▶ **GOAL OF THE EXERCISE**:
Copy word for word the lines in the records below, starting at the line with "Output the Python" and ending at the line with "std_ac1_l0 = [1.50, 0.88, 0.66, 0.85]". Skip the pictures.

▶ **GIVEN INFORMATION**:
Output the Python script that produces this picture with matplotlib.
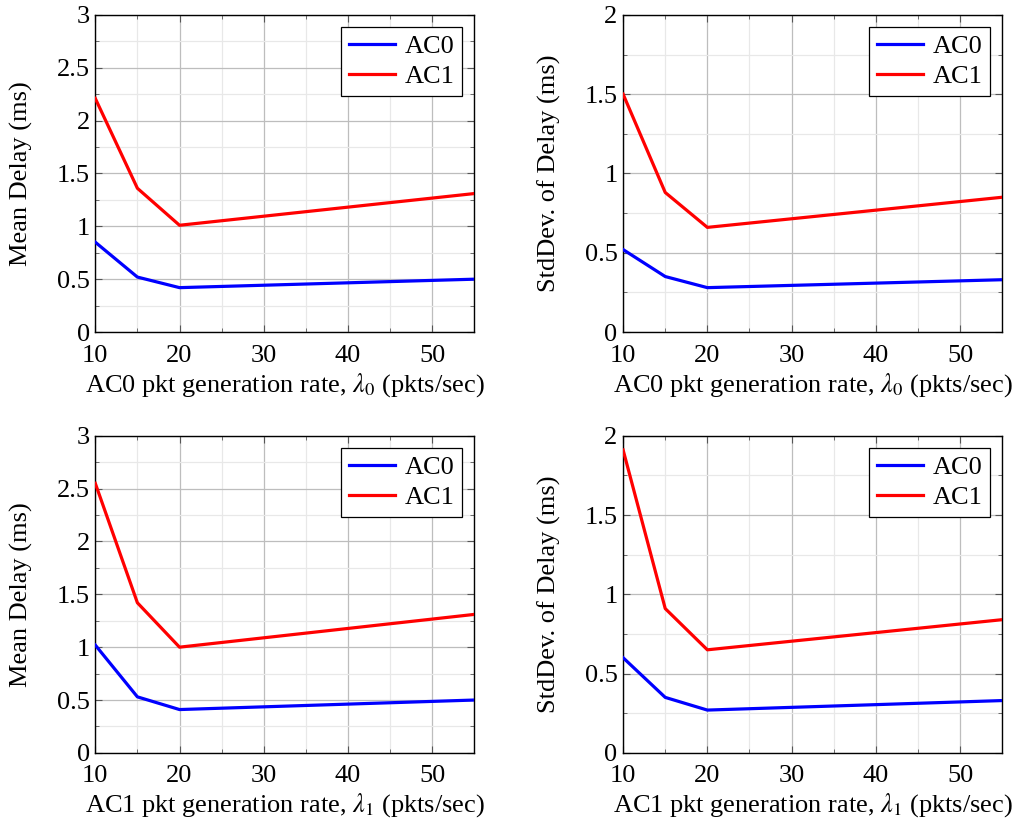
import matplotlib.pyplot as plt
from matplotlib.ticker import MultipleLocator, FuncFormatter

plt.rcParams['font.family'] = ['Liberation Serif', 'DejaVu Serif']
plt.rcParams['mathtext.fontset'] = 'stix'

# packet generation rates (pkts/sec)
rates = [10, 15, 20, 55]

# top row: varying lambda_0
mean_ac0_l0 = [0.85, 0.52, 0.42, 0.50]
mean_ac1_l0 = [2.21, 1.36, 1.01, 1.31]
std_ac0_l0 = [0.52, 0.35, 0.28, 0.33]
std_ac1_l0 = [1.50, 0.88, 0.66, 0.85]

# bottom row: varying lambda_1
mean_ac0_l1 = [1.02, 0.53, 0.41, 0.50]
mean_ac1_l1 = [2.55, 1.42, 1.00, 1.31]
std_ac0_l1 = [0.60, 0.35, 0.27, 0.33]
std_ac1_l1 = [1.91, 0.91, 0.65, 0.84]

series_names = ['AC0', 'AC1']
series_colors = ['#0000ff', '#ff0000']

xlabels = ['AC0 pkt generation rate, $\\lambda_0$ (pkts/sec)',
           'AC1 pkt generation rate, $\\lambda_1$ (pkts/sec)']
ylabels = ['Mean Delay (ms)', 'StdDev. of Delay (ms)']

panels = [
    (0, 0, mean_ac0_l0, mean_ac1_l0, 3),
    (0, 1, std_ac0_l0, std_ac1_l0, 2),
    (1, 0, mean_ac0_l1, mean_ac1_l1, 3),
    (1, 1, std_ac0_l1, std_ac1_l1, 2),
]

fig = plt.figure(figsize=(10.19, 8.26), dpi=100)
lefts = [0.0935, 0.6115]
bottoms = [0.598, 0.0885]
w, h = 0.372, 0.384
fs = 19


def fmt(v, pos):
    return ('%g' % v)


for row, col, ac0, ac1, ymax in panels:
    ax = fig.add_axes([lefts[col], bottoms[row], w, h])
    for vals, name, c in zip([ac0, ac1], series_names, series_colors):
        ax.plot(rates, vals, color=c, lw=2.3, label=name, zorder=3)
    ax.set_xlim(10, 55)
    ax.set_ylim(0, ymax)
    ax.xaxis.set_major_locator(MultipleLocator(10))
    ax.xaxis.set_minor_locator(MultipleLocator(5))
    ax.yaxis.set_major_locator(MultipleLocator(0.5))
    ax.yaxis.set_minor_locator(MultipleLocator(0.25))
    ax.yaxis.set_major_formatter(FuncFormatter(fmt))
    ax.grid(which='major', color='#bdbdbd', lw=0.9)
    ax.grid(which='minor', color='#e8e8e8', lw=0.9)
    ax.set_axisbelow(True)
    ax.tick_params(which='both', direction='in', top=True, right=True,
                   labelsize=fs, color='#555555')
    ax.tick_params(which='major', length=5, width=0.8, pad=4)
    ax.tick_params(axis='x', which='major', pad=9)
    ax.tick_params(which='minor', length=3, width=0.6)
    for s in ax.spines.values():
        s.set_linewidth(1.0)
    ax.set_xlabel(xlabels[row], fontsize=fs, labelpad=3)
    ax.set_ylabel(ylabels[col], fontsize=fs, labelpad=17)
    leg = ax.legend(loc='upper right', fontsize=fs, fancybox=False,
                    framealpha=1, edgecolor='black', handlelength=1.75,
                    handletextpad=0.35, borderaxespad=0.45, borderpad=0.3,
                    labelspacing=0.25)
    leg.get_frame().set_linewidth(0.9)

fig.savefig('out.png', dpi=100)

* * *

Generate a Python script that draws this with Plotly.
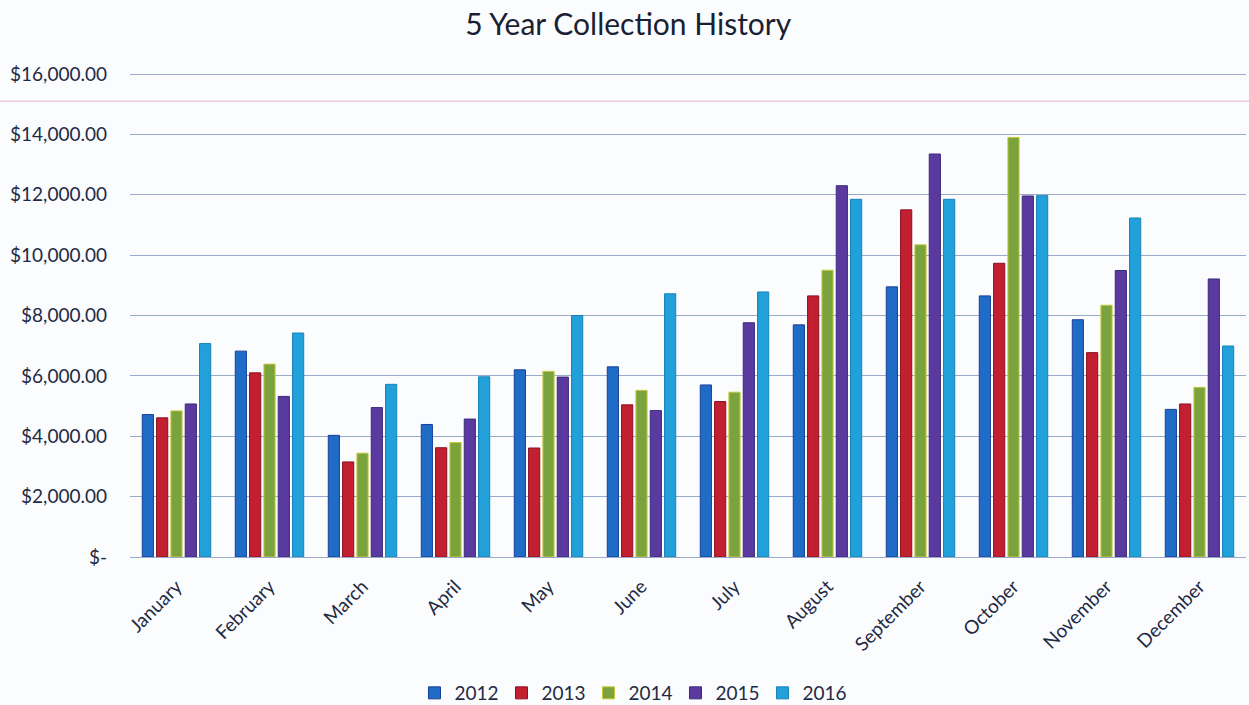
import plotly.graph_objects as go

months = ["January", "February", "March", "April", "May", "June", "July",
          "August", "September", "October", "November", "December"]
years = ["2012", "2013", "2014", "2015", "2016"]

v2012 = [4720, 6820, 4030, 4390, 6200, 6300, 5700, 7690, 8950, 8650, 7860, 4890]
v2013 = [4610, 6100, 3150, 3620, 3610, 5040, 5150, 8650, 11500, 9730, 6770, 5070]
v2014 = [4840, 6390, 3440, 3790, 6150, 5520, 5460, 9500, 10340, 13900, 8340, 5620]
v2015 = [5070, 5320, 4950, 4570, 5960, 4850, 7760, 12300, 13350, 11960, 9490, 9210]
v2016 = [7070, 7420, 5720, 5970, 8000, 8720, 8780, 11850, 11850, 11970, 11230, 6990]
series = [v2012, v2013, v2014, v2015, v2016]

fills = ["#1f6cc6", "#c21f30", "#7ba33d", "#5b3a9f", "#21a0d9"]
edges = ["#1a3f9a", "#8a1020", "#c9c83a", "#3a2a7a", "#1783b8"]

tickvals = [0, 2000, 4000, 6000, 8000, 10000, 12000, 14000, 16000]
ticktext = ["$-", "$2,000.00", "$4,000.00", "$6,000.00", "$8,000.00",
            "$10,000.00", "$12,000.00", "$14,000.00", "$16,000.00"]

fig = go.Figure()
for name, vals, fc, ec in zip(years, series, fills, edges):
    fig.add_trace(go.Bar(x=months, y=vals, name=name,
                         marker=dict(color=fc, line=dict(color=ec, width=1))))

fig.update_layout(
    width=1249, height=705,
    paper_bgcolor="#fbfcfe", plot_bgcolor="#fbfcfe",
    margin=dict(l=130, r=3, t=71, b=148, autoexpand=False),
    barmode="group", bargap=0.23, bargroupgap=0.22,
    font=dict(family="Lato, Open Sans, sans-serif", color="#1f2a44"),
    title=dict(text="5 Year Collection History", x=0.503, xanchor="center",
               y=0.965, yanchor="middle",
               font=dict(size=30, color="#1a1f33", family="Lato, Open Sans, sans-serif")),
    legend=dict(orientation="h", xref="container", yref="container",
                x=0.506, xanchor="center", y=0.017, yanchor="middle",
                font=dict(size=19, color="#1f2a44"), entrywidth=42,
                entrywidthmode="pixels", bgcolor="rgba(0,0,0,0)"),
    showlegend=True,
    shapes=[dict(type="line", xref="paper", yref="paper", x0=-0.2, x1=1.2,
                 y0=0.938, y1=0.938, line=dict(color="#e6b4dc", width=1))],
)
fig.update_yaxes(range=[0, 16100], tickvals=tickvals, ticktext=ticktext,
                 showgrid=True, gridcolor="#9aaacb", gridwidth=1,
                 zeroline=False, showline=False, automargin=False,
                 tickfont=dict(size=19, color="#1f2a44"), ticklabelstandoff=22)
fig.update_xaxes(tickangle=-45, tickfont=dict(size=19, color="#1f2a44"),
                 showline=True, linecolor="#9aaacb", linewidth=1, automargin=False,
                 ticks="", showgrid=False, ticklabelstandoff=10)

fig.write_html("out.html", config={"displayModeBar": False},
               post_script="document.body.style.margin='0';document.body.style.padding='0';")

▶ **FINISHED EXERCISE**:
Output the Python script that produces this picture with matplotlib.
import matplotlib.pyplot as plt
from matplotlib.ticker import MultipleLocator, FuncFormatter

plt.rcParams['font.family'] = ['Liberation Serif', 'DejaVu Serif']
plt.rcParams['mathtext.fontset'] = 'stix'

# packet generation rates (pkts/sec)
rates = [10, 15, 20, 55]

# top row: varying lambda_0
mean_ac0_l0 = [0.85, 0.52, 0.42, 0.50]
mean_ac1_l0 = [2.21, 1.36, 1.01, 1.31]
std_ac0_l0 = [0.52, 0.35, 0.28, 0.33]
std_ac1_l0 = [1.50, 0.88, 0.66, 0.85]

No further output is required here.